When making a comparison with a comparative adjective, “quam" helps the listener or reader know that something is about to be directly compared to something else. “Quam," therefore, functions in much the same way that “than" functions in English.
However, using the Ablative of Comparison eliminates the need for the word “quam" when the thing being compared is either the subject of the sentence (in the nominative case) or is a direct object (in the accusative case). For example:
Caesar est longior illo viro. (Caesar is taller than that man.)
Caesar est longior quam ille vir. (Caesar is taller than that man.)
Notice that Caesar is being directly compared to “that man." By putting “vir" in the ablative case, we have eliminated the need to use “quam" to make the direct comparison. Notice that the second sentence that uses “quam" has exactly the same meaning. Here is another example:
Hic vir erat magis idoneus illo viro. (This man was more suitable than that man).
Hic vir erat magis idoneus quam ille vir. (This man was more suitable than that man).
Notice, again, that by using the Ablative of Comparison in the first sentence we have eliminated the need to use “quam." However, also notice that the second sentence that uses “quam" has exactly the same meaning as the first sentence.

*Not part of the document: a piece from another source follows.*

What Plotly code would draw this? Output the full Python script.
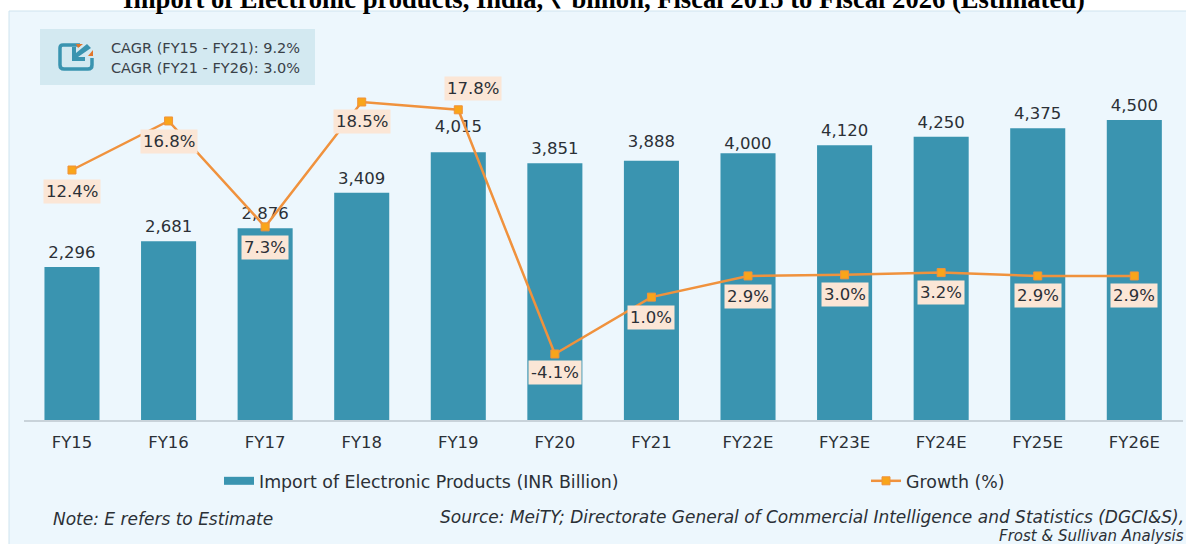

The Ablative of Comparison is, of course, not restricted to declarative sentences. Interrogative sentences are possible too. For example:
Quis in Roma est longior Caesare? (Who in Rome is taller than Caesar?)
Quis in Roma est longior quam Caesar? (Who in Rome is taller than Caesar?)
Notice once again that the two Latin sentences above translate into English in the exact same way. The first sentence places “Caesar" in the ablative case and uses the Ablative of Comparison to ask who is taller that Caesar. The second sentence places “Caesar" in the nominative case and uses “quam" to directly compare Caesar to “who."